Sunni Prisoner Zaher Roozkhun Released on Bail

On Thursday, October 14, Sunni prisoner Zaher Roozkhun was released temporarily on bail until the end of criminal proceedings.

According to HRANA, the news agency of Human Rights Activists, quoting Kurdpa, Mahabad resident Zaher Roozkhun was released on bail for 350 million tomans (approx. 13,000 US dollars). He has been denied access to lawyer and family visitation during the detention.

Roozkhun had been previously arrested by security forces before too on August 29, 2021. After completing the interrogation process, he was sent from a detention center in Urmia to Mahabad Prison.

As of writing this, the reason for his arrest and the charges is unknown.

 

Baha’i Citizen Sheida Taeed Released on Bail

On Monday, October 11, Baha’i citizen Sheida Taeed, a resident of Qaemshahr city in Mazandaran Province, was released on a bail of 900 million Tomans (approx 33,000 dollars)  from a security detention center in this city.

According to HRANA, the news agency of Human Rights Activists, Taeed had been arrested by security forces at her home on September 23, 2021, and then transferred to an unknown location. During the arrest, officers inspected her home and confiscated a number of her belongings, including her cell phone, electronics, books, photographs, and manuscripts.

According to an informed source, the security forces initially put Farideh Taeed, Sheida’s elderly mother, in the car as well, and dropped her off somewhere along the road.

Sheida Taeed had been detained and convicted once before because of her faith. She was arrested in the city of Noor in January of 2013 and was finally sentenced to one year in prison in 2015, which she served out in Babol Prison.
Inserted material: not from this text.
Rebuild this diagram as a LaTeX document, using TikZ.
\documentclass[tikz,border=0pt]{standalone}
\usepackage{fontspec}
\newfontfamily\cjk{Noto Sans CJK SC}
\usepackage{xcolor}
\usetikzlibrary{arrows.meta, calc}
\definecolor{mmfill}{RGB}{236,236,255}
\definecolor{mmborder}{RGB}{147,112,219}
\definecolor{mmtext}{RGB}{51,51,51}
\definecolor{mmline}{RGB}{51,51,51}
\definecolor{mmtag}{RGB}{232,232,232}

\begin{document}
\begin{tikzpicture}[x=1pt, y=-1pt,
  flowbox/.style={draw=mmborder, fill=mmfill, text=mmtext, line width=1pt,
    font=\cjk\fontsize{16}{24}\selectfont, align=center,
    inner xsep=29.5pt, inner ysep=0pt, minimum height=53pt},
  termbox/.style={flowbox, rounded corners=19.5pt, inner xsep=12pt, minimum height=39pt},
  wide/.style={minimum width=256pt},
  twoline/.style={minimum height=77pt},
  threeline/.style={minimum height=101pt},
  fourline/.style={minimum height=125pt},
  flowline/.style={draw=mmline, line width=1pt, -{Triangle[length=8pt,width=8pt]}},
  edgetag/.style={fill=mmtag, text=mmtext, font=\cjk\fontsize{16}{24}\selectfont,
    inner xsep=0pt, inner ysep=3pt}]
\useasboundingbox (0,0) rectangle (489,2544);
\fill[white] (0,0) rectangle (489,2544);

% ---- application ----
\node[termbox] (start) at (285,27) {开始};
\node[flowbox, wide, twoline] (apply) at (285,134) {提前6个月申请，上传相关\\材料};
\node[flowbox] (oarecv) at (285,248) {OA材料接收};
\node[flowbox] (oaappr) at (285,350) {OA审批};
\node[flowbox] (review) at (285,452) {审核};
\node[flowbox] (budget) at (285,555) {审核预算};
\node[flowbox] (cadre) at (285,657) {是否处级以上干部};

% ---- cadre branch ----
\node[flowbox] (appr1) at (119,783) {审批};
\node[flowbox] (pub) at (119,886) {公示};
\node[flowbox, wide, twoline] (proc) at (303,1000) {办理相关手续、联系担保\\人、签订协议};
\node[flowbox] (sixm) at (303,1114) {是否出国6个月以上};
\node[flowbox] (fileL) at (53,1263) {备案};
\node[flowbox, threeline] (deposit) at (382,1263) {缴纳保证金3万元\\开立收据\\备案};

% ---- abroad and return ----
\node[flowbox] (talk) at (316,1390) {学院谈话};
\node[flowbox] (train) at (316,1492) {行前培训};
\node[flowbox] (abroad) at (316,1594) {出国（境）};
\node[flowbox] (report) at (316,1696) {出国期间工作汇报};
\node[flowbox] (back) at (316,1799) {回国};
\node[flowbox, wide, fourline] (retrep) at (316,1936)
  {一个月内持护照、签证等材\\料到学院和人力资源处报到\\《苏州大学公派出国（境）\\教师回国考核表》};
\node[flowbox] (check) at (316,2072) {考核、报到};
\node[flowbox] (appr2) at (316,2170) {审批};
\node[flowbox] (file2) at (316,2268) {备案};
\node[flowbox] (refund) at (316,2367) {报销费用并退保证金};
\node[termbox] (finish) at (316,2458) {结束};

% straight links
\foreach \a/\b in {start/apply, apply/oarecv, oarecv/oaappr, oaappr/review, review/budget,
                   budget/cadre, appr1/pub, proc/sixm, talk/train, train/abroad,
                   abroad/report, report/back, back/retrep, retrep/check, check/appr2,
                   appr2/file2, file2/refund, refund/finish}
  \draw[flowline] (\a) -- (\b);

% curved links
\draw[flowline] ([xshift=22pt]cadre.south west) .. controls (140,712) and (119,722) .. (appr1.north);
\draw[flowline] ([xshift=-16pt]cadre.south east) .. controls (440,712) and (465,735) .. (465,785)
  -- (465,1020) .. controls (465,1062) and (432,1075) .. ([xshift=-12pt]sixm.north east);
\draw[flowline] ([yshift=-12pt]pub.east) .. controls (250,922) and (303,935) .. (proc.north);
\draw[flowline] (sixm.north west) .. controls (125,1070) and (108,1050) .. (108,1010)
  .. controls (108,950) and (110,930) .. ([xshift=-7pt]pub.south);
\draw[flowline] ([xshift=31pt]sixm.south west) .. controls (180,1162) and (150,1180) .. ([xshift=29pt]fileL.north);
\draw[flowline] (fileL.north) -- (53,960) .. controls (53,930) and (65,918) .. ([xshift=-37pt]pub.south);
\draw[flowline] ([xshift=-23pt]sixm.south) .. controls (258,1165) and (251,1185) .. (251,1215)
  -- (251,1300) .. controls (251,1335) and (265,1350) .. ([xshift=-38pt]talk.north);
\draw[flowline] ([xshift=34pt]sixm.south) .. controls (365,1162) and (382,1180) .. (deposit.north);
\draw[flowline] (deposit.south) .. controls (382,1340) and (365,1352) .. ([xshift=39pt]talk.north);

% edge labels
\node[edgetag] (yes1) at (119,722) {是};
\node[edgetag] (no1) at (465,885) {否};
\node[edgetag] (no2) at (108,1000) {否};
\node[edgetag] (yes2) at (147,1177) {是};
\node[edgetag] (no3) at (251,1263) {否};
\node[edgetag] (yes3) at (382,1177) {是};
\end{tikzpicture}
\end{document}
According to unofficial reports, by estimated there are more than 300,000 Baha’is in Iran. While the constitution recognizes Islam, Christianity, Judaism, and Zoroastrianism as accepted religions (People of Book, as articulated in Sharia law), it denies recognizing the Baha’i faith, which conclusively leads to the systematic violation of their rights.
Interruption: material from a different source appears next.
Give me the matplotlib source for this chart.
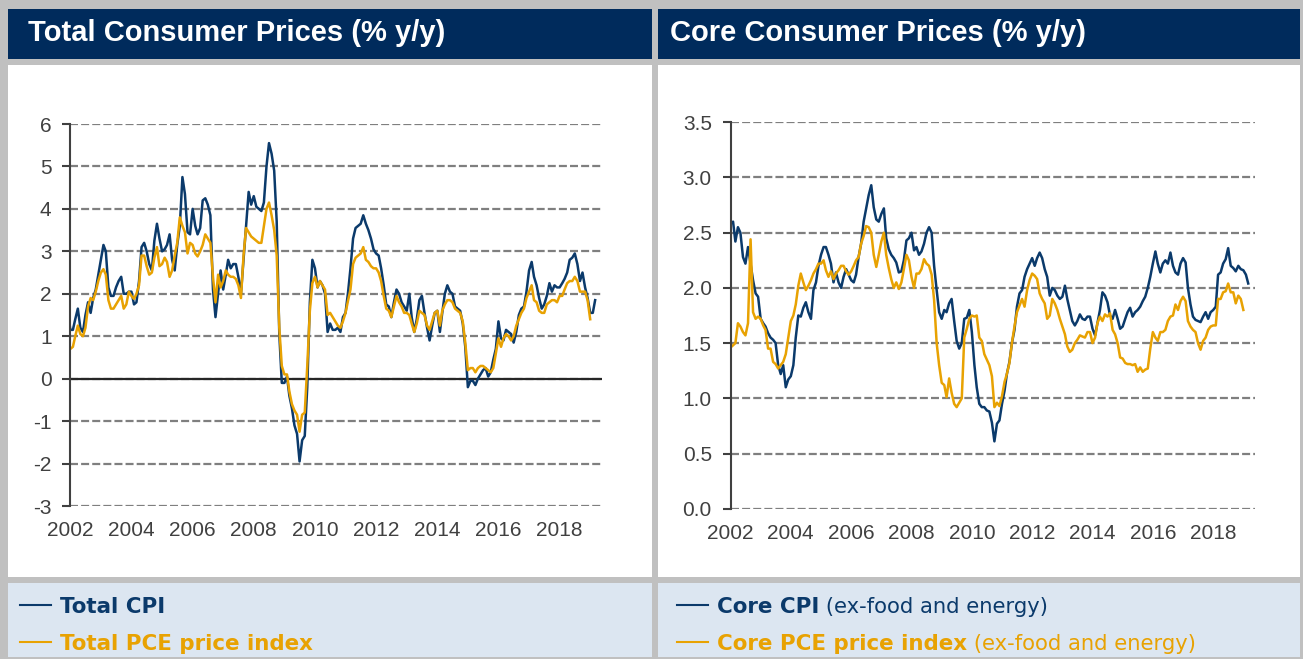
import matplotlib
matplotlib.use("Agg")
import matplotlib.pyplot as plt
from matplotlib.patches import Rectangle
from matplotlib.lines import Line2D
import pandas as pd
import datetime as dt

# ---------------- data (monthly, y/y %) ----------------
# all series start Dec 2001
total_cpi = [
    1.65,
    1.15, 1.15, 1.4, 1.65, 1.2, 1.1, 1.5, 1.8, 1.55, 1.9, 2.1, 2.45,
    2.8, 3.15, 3.0, 2.15, 1.95, 1.95, 2.15, 2.3, 2.4, 2.0, 2.0, 2.05,
    2.05, 1.75, 1.8, 2.3, 3.1, 3.2, 3.0, 2.7, 2.55, 3.25, 3.65, 3.3,
    3.0, 3.05, 3.15, 3.4, 2.8, 2.55, 3.15, 3.6, 4.75, 4.35, 3.45, 3.4,
    4.0, 3.6, 3.4, 3.55, 4.2, 4.25, 4.1, 3.85, 2.1, 1.45, 2.0, 2.55,
    2.1, 2.45, 2.8, 2.6, 2.7, 2.7, 2.4, 2.0, 2.8, 3.55, 4.4, 4.1,
    4.3, 4.05, 4.0, 3.95, 4.15, 5.0, 5.55, 5.3, 4.9, 3.7, 1.05, -0.1,
    -0.1, 0.05, -0.4, -0.7, -1.1, -1.3, -1.95, -1.45, -1.35, -0.2, 1.8, 2.8,
    2.6, 2.15, 2.3, 2.2, 2.0, 1.1, 1.3, 1.15, 1.15, 1.2, 1.1, 1.45,
    1.55, 2.05, 2.6, 3.3, 3.55, 3.6, 3.65, 3.85, 3.65, 3.5, 3.3, 3.05,
    2.95, 2.9, 2.6, 2.2, 1.75, 1.7, 1.45, 1.8, 2.1, 2.0, 1.8, 1.7,
    1.6, 2.0, 1.45, 1.1, 1.4, 1.85, 1.95, 1.55, 1.2, 0.9, 1.25, 1.55,
    1.6, 1.1, 1.55, 2.0, 2.2, 2.05, 2.0, 1.7, 1.65, 1.6, 1.3, 0.75,
    -0.2, -0.05, -0.05, -0.15, 0.0, 0.1, 0.2, 0.25, 0.05, 0.15, 0.45, 0.7,
    1.35, 0.95, 0.9, 1.15, 1.1, 1.05, 0.85, 1.1, 1.5, 1.65, 1.7, 2.05,
    2.55, 2.75, 2.4, 2.2, 1.9, 1.65, 1.75, 1.95, 2.25, 2.05, 2.2, 2.15,
    2.15, 2.25, 2.35, 2.5, 2.8, 2.85, 2.95, 2.7, 2.3, 2.5, 2.15, 1.9,
    1.55, 1.55, 1.85,
]

total_pce = [
    0.7,
    0.7, 0.75, 1.0, 1.25, 1.05, 1.0, 1.2, 1.7, 1.9, 1.85, 2.05, 2.3,
    2.5, 2.58, 2.45, 1.85, 1.65, 1.65, 1.75, 1.85, 1.95, 1.65, 1.75, 2.05,
    1.95, 1.88, 2.0, 2.2, 2.9, 2.9, 2.65, 2.45, 2.5, 2.85, 3.1, 2.65,
    2.7, 2.85, 2.75, 2.4, 2.55, 2.9, 3.2, 3.8, 3.6, 3.45, 2.95, 3.2,
    3.15, 2.95, 2.88, 3.0, 3.15, 3.4, 3.3, 3.2, 2.4, 1.8, 2.45, 2.15,
    2.3, 2.55, 2.45, 2.4, 2.4, 2.35, 2.2, 1.9, 2.9, 3.55, 3.45, 3.35,
    3.3, 3.25, 3.2, 3.2, 3.6, 4.0, 4.15, 3.85, 3.5, 2.9, 1.2, 0.3,
    0.1, 0.1, -0.3, -0.6, -0.75, -0.85, -1.25, -0.85, -0.8, 0.3, 1.6, 2.25,
    2.4, 2.15, 2.3, 2.2, 2.1, 1.5, 1.55, 1.45, 1.35, 1.25, 1.2, 1.35,
    1.55, 1.85, 2.1, 2.7, 2.85, 2.9, 2.95, 3.1, 2.8, 2.75, 2.65, 2.6,
    2.6, 2.5, 2.3, 1.95, 1.65, 1.6, 1.45, 1.7, 1.95, 1.8, 1.7, 1.55,
    1.55, 1.5, 1.3, 1.1, 1.3, 1.6, 1.55, 1.5, 1.25, 1.15, 1.35, 1.55,
    1.6, 1.25, 1.6, 1.75, 1.85, 1.85, 1.8, 1.65, 1.6, 1.55, 1.35, 0.85,
    0.2, 0.25, 0.25, 0.15, 0.25, 0.3, 0.3, 0.25, 0.2, 0.15, 0.25, 0.6,
    0.95, 0.75, 0.95, 1.05, 1.0, 0.9, 1.0, 1.25, 1.4, 1.55, 1.65, 1.9,
    2.05, 2.2, 1.85, 1.8, 1.6, 1.55, 1.55, 1.75, 1.8, 1.85, 1.85, 1.8,
    1.95, 1.95, 2.1, 2.25, 2.3, 2.3, 2.4, 2.3, 2.05, 2.05, 2.05, 1.85,
    1.4,
]

core_cpi = [
    2.72,
    2.58, 2.6, 2.42, 2.55, 2.5, 2.28, 2.22, 2.37, 2.22, 2.07, 1.95, 1.92,
    1.72, 1.68, 1.65, 1.59, 1.55, 1.53, 1.5, 1.3, 1.22, 1.3, 1.1, 1.17,
    1.2, 1.3, 1.55, 1.75, 1.74, 1.82, 1.87, 1.78, 1.72, 1.98, 2.05, 2.2,
    2.3, 2.37, 2.37, 2.3, 2.22, 2.05, 2.14, 2.05, 2.0, 2.1, 2.17, 2.12,
    2.07, 2.05, 2.12, 2.28, 2.4, 2.6, 2.72, 2.84, 2.93, 2.73, 2.62, 2.6,
    2.67, 2.72, 2.45, 2.35, 2.3, 2.27, 2.23, 2.14, 2.15, 2.25, 2.43, 2.45,
    2.5, 2.34, 2.37, 2.3, 2.33, 2.4, 2.5, 2.55, 2.5, 2.2, 1.98, 1.78,
    1.72, 1.8, 1.78, 1.86, 1.9, 1.7, 1.52, 1.45, 1.5, 1.72, 1.73, 1.8,
    1.6, 1.3, 1.1, 0.95, 0.92, 0.92, 0.89, 0.88, 0.78, 0.61, 0.77, 0.8,
    0.95, 1.07, 1.22, 1.33, 1.5, 1.62, 1.83, 1.95, 1.98, 2.1, 2.17, 2.22,
    2.27, 2.2, 2.27, 2.32, 2.27, 2.17, 2.1, 1.93, 2.0, 1.98, 1.93, 1.9,
    1.92, 2.02, 1.9, 1.8, 1.7, 1.66, 1.7, 1.76, 1.72, 1.71, 1.74, 1.74,
    1.63, 1.57, 1.68, 1.8, 1.96, 1.93, 1.87, 1.75, 1.72, 1.8, 1.72, 1.63,
    1.65, 1.72, 1.78, 1.82, 1.74, 1.78, 1.8, 1.83, 1.88, 1.92, 2.0, 2.1,
    2.22, 2.33, 2.22, 2.14, 2.22, 2.25, 2.22, 2.32, 2.2, 2.14, 2.12, 2.22,
    2.27, 2.23, 2.0, 1.85, 1.74, 1.71, 1.7, 1.69, 1.74, 1.78, 1.72, 1.78,
    1.8, 1.83, 2.12, 2.14, 2.22, 2.26, 2.36, 2.2, 2.18, 2.15, 2.2, 2.17,
    2.16, 2.12, 2.04,
]

core_pce = [
    1.45,
    1.46, 1.48, 1.5, 1.68, 1.65, 1.6, 1.57, 1.68, 2.44, 1.78, 1.72, 1.74,
    1.72, 1.66, 1.62, 1.45, 1.45, 1.33, 1.31, 1.27, 1.3, 1.33, 1.4, 1.55,
    1.7, 1.75, 1.85, 2.02, 2.13, 2.05, 1.98, 2.02, 2.07, 2.13, 2.17, 2.22,
    2.22, 2.25, 2.16, 2.1, 2.15, 2.08, 2.13, 2.16, 2.2, 2.2, 2.15, 2.12,
    2.15, 2.2, 2.25, 2.28, 2.4, 2.47, 2.56, 2.55, 2.5, 2.3, 2.19, 2.3,
    2.42, 2.5, 2.3, 2.18, 2.08, 2.0, 2.05, 1.99, 2.05, 2.17, 2.3, 2.25,
    2.1, 2.0, 2.13, 2.13, 2.17, 2.26, 2.22, 2.2, 2.12, 1.89, 1.5, 1.3,
    1.14, 1.12, 1.01, 1.18, 1.05, 0.95, 0.92, 0.96, 1.0, 1.55, 1.63, 1.72,
    1.75, 1.74, 1.75, 1.55, 1.52, 1.4, 1.35, 1.3, 1.2, 0.92, 0.96, 0.93,
    1.02, 1.15, 1.22, 1.32, 1.5, 1.65, 1.78, 1.84, 1.9, 1.83, 1.98, 2.07,
    2.13, 2.11, 2.08, 1.95, 1.9, 1.86, 1.72, 1.75, 1.9, 1.86, 1.8, 1.72,
    1.65, 1.58, 1.47, 1.42, 1.44, 1.5, 1.53, 1.57, 1.56, 1.55, 1.6, 1.6,
    1.5, 1.55, 1.68, 1.74, 1.7, 1.76, 1.74, 1.77, 1.62, 1.58, 1.5, 1.37,
    1.36, 1.32, 1.31, 1.31, 1.3, 1.31, 1.24, 1.28, 1.24, 1.26, 1.27, 1.45,
    1.6, 1.55, 1.52, 1.6, 1.6, 1.62, 1.7, 1.74, 1.75, 1.85, 1.8, 1.88,
    1.92, 1.88, 1.7, 1.65, 1.62, 1.6, 1.5, 1.44, 1.52, 1.55, 1.62, 1.65,
    1.66, 1.66, 1.9, 1.9, 1.96, 1.97, 2.04, 1.96, 1.96, 1.86, 1.93, 1.9,
    1.8,
]

start_month = "2001-12-01"
year_ticks = [2002, 2004, 2006, 2008, 2010, 2012, 2014, 2016, 2018]
left_yticks = [-3, -2, -1, 0, 1, 2, 3, 4, 5, 6]
right_yticks = [0.0, 0.5, 1.0, 1.5, 2.0, 2.5, 3.0, 3.5]

titles = ["Total Consumer Prices (% y/y)", "Core Consumer Prices (% y/y)"]
legend_left = [("Total CPI", ""), ("Total PCE price index", "")]
legend_right = [("Core CPI", " (ex-food and energy)"),
                ("Core PCE price index", " (ex-food and energy)")]

# ---------------- styling ----------------
NAVY_HDR = "#002B5C"
NAVY = "#0B3A6B"
GOLD = "#E8A202"
GRAY_BG = "#C0C0C0"
LEG_BG = "#DCE6F1"
TICK_C = "#404040"
LW = 1.8

W, H = 1303, 659
fig = plt.figure(figsize=(W / 100, H / 100), dpi=100, facecolor=GRAY_BG)


def rect(x0, y0, x1, y1, color):
    fig.add_artist(Rectangle((x0 / W, 1 - y1 / H), (x1 - x0) / W, (y1 - y0) / H,
                             transform=fig.transFigure, facecolor=color,
                             edgecolor="none", zorder=-5))


def dates_for(n):
    return pd.date_range(start_month, periods=n, freq="MS").to_pydatetime()


for (x0, x1) in [(7.5, 651.5), (657.5, 1300)]:
    rect(x0, 9, x1, 59, NAVY_HDR)
    rect(x0, 64.5, x1, 577, "white")
    rect(x0, 582.5, x1, 657, LEG_BG)

title_font = dict(family="Liberation Sans", weight="bold", size=21, color="white")
fig.text(28.5 / W, 1 - 41 / H, titles[0], va="baseline", ha="left", **title_font)
fig.text(670 / W, 1 - 41 / H, titles[1], va="baseline", ha="left", **title_font)

xmin = dt.datetime(2002, 1, 1)
xmax = dt.datetime(2019, 5, 22)


def style_axes(ax, yticks, ylabels, ylim):
    ax.set_facecolor("none")
    ax.set_xlim(xmin, xmax)
    ax.set_ylim(*ylim)
    ax.set_yticks(yticks)
    ax.set_yticklabels(ylabels)
    ax.set_xticks([dt.datetime(y, 1, 1) for y in year_ticks])
    ax.set_xticklabels([str(y) for y in year_ticks])
    for s in ["top", "right", "bottom"]:
        ax.spines[s].set_visible(False)
    ax.spines["left"].set_color(TICK_C)
    ax.spines["left"].set_linewidth(1.5)
    ax.spines["left"].set_zorder(4)
    ax.tick_params(axis="y", length=5.5, width=1.5, color=TICK_C, pad=8,
                   labelsize=15, labelcolor=TICK_C)
    ax.tick_params(axis="x", length=0, pad=11, labelsize=15, labelcolor=TICK_C)
    for lab in ax.get_xticklabels() + ax.get_yticklabels():
        lab.set_family("Liberation Sans")
    ax.yaxis.grid(True, color="#7F7F7F", linewidth=1.6, linestyle=(0, (3.6, 1.4)))
    ax.set_axisbelow(True)


ax1 = fig.add_axes([70.3 / W, 1 - 506 / H, (602 - 70.3) / W, (506 - 124) / H])
style_axes(ax1, left_yticks, [str(v) for v in left_yticks], (-3, 6))
ax1.axhline(0, color="#262626", linewidth=1.6, zorder=2)
ax1.plot(dates_for(len(total_cpi)), total_cpi, color=NAVY, linewidth=LW, zorder=3)
ax1.plot(dates_for(len(total_pce)), total_pce, color=GOLD, linewidth=LW, zorder=3)

ax2 = fig.add_axes([730.5 / W, 1 - 508.7 / H, (1255 - 730.5) / W, (508.7 - 122.3) / H])
style_axes(ax2, right_yticks, [f"{v:.1f}" for v in right_yticks], (0, 3.5))
ax2.plot(dates_for(len(core_cpi)), core_cpi, color=NAVY, linewidth=LW, zorder=3)
ax2.plot(dates_for(len(core_pce)), core_pce, color=GOLD, linewidth=LW, zorder=3)

# ---------------- legends ----------------
renderer = fig.canvas.get_renderer()


def legend_block(xline0, xtext, entries):
    for (bold, rest), color, yl in zip(entries, [NAVY, GOLD], [605, 641.7]):
        fig.add_artist(Line2D([xline0 / W, (xline0 + 31) / W], [1 - yl / H, 1 - yl / H],
                              transform=fig.transFigure, color=color, linewidth=1.5))
        t = fig.text(xtext / W, 1 - (yl + 7.8) / H, bold, va="baseline", ha="left",
                     family="DejaVu Sans", weight="bold", size=15.4, color=color)
        if rest:
            bb = t.get_window_extent(renderer)
            fig.text(bb.x1 / W, 1 - (yl + 7.8) / H, rest, va="baseline", ha="left",
                     family="DejaVu Sans", size=15.2, color=color)


legend_block(20, 60, legend_left)
legend_block(677, 717, legend_right)

fig.savefig("out.png", dpi=100, facecolor=GRAY_BG)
Baha’i citizens are denied the right to exercise their religion. This systematic deprivation stands in violation of Article 18 of the Universal Declaration of Human Rights and Article 18 of the International Covenant on Civil and Political Rights, which both affirm that everyone has the right to freedom of thought, conscience, and religion.

Political Prisoner Mojgan Kavousi Transferred Back to Evin Prison from Kachooie Prison

On Wednesday, October 13, political prisoner Mojgan Kavousi was sent back to Evin Prison from Kachooie Prison in Karaj.

According to HRANA, the news agency of Human Rights Activists, Kavousi was relocated to Karaj police detention center a while ago, and from there to Kachooie Prison.

In a phone call with her family, Kavousi informed them about this relocation.  The reason for her transfer to Kachooie Prison is still unknown.

On July 26, 2021, Branch 28 of the appellate court in Mazandaran Province issued an order to transfer the political prisoner to a prison in Alborz Province for the remainder of her sentence.

“Due to  COVID-related restrictions making family visitation difficult, Mrs Kavousi asked for transferring to Noshahr where her family are living,” an informed source told HRANA. “On July 13, 2021, they transferred her to Noshahr but after spending one-night in police detention centre, they sent her back to Tehran. Considering that her family are residing in either Tehran or Noshahr, it is not clear why she should be transferred to a prison in Alborz Province.”

On November 20, 2019, Mojgan Kavousi was arrested by security forces amid nationwide protests in the mid-fall of the year, from her home in Noshahr. After being held three weeks in detention, she was sent to Noshahr Prison. On December 19, 2019, she was released on bail.

The Revolutionary Court in Noshahr sentenced her to 6 months on a charge of “the propaganda against the regime”, 33 months on a charge of “membership in opposition parties” and 30 months on a charge of “provoking to disturb the public order”. During the appeal process, the sentence was increased by seven months due to the influence of the prosecutor.

Mojgan Kavouci is a writer, researcher and follower of Yarsanism.